#### REQUIRED TASK:
Starting from the line that contains "Give me the matplotlib source for this chart.", copy every line exactly until the line that contains "ax = fig.add_axes([87", which is also included.

#### ITEMS:

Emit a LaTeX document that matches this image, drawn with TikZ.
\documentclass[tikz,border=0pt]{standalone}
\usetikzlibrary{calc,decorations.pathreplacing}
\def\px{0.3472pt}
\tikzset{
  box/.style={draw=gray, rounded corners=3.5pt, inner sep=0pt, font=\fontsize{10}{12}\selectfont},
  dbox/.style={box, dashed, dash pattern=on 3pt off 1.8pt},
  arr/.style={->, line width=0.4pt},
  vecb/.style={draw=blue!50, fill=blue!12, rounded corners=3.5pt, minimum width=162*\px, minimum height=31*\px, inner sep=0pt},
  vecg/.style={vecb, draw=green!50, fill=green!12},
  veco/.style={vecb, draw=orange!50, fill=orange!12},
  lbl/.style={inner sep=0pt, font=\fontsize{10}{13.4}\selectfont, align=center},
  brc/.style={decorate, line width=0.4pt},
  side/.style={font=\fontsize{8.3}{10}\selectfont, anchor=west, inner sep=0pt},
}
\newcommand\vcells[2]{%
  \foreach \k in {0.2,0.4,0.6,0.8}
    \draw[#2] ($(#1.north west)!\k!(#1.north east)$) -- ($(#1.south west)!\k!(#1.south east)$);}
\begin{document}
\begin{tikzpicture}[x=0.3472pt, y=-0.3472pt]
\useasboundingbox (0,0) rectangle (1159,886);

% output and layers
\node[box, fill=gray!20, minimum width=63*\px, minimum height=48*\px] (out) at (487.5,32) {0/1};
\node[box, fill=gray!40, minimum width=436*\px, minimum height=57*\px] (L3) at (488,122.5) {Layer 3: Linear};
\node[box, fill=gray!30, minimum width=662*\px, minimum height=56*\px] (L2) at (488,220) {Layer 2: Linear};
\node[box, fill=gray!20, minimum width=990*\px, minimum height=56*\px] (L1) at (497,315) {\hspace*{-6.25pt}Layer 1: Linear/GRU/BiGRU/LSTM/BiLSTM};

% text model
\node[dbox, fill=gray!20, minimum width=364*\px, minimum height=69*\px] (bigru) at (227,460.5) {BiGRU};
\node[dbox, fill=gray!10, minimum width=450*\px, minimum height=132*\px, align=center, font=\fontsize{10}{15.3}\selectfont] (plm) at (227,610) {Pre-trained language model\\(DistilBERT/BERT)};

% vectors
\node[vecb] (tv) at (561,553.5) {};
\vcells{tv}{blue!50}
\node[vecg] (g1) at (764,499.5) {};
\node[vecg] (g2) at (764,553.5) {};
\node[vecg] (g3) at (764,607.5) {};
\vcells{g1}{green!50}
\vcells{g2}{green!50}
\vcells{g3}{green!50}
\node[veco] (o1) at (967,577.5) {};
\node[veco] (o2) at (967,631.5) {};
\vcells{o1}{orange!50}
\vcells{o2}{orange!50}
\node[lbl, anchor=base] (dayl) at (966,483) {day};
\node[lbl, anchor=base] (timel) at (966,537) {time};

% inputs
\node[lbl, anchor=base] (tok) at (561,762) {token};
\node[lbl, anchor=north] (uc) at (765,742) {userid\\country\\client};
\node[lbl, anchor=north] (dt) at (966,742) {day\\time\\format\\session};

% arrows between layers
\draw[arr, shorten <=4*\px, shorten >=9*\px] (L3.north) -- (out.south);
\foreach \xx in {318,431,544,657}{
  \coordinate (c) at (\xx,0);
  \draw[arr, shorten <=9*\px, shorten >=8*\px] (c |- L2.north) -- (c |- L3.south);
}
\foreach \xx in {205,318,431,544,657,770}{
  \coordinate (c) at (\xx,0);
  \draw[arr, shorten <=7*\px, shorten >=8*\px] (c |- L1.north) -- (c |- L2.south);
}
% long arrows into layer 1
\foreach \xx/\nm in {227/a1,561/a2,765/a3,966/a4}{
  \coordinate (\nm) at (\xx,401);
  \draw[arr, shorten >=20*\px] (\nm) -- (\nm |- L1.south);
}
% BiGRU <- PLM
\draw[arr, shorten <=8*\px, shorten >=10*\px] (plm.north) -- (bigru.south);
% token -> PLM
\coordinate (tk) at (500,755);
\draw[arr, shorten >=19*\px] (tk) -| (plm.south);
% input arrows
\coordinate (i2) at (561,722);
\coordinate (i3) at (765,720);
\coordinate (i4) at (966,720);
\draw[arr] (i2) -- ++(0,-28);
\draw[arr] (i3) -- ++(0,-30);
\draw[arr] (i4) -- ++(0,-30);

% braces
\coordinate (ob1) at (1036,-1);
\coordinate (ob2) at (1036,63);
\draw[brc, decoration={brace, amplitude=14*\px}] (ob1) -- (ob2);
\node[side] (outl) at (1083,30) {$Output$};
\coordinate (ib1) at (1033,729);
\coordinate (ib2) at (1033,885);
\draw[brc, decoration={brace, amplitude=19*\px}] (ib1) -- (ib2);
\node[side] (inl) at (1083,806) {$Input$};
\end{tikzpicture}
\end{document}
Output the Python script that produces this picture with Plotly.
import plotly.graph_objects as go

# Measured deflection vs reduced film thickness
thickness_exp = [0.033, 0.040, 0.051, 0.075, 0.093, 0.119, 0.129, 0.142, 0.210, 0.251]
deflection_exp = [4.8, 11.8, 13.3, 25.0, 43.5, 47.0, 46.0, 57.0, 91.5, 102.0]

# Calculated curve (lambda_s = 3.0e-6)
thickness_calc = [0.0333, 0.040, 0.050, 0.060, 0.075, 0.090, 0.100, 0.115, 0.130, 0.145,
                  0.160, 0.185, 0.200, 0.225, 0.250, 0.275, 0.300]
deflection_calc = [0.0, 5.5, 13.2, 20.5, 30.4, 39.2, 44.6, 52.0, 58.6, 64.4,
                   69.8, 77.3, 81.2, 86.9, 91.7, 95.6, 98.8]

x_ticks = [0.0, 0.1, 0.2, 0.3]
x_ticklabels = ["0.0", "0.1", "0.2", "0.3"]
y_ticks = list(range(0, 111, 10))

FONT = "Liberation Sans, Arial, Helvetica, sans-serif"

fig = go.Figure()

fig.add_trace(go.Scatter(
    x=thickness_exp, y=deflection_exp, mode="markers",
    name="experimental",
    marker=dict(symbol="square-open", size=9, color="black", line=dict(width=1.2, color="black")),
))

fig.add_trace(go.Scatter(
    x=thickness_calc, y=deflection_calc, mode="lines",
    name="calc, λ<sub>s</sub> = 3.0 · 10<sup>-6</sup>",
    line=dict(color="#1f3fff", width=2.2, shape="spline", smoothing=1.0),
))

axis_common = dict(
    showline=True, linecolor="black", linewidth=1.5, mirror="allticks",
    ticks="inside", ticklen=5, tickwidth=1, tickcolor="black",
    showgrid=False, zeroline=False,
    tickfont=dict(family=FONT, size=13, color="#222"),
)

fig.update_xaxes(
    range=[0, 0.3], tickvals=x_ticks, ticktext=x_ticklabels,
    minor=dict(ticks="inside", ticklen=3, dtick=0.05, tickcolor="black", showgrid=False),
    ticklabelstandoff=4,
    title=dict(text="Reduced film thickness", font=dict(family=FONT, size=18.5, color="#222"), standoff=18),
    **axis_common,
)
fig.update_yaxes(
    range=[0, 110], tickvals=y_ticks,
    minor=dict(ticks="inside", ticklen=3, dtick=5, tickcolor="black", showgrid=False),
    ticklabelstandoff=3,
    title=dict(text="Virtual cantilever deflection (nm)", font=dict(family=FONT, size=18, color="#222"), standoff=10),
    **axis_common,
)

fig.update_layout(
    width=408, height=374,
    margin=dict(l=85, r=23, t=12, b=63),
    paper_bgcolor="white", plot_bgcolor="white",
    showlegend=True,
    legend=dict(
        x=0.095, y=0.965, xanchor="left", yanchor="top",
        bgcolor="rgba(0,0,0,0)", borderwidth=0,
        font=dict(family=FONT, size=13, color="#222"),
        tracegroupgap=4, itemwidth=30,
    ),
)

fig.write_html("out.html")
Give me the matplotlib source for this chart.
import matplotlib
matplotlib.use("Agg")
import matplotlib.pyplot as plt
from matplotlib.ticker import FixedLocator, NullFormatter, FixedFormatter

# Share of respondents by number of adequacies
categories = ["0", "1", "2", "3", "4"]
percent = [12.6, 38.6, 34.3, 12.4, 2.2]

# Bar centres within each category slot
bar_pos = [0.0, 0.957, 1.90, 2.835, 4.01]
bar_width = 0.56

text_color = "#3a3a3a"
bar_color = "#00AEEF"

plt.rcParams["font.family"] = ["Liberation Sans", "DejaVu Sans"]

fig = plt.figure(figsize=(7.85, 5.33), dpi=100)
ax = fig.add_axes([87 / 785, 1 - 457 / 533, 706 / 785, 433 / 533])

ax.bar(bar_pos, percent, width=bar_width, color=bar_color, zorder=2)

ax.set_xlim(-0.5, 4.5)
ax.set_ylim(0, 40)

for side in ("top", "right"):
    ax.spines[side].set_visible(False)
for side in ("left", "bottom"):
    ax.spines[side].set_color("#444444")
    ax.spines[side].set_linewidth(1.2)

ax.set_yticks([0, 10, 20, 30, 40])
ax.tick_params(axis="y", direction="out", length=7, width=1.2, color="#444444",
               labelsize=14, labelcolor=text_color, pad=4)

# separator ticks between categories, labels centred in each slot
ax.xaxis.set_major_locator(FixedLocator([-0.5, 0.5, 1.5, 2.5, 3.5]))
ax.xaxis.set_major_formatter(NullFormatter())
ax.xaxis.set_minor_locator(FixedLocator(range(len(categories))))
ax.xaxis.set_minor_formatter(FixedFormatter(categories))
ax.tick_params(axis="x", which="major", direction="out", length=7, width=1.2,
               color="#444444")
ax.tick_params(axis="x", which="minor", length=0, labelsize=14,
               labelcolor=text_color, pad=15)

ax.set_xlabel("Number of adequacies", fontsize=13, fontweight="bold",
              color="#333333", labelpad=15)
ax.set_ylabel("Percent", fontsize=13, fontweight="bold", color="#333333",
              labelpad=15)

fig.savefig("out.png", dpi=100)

#### SOLUTION FOR THIS EXERCISE:
Give me the matplotlib source for this chart.
import matplotlib
matplotlib.use("Agg")
import matplotlib.pyplot as plt
from matplotlib.ticker import FixedLocator, NullFormatter, FixedFormatter

# Share of respondents by number of adequacies
categories = ["0", "1", "2", "3", "4"]
percent = [12.6, 38.6, 34.3, 12.4, 2.2]

# Bar centres within each category slot
bar_pos = [0.0, 0.957, 1.90, 2.835, 4.01]
bar_width = 0.56

text_color = "#3a3a3a"
bar_color = "#00AEEF"

plt.rcParams["font.family"] = ["Liberation Sans", "DejaVu Sans"]

fig = plt.figure(figsize=(7.85, 5.33), dpi=100)
ax = fig.add_axes([87 / 785, 1 - 457 / 533, 706 / 785, 433 / 533])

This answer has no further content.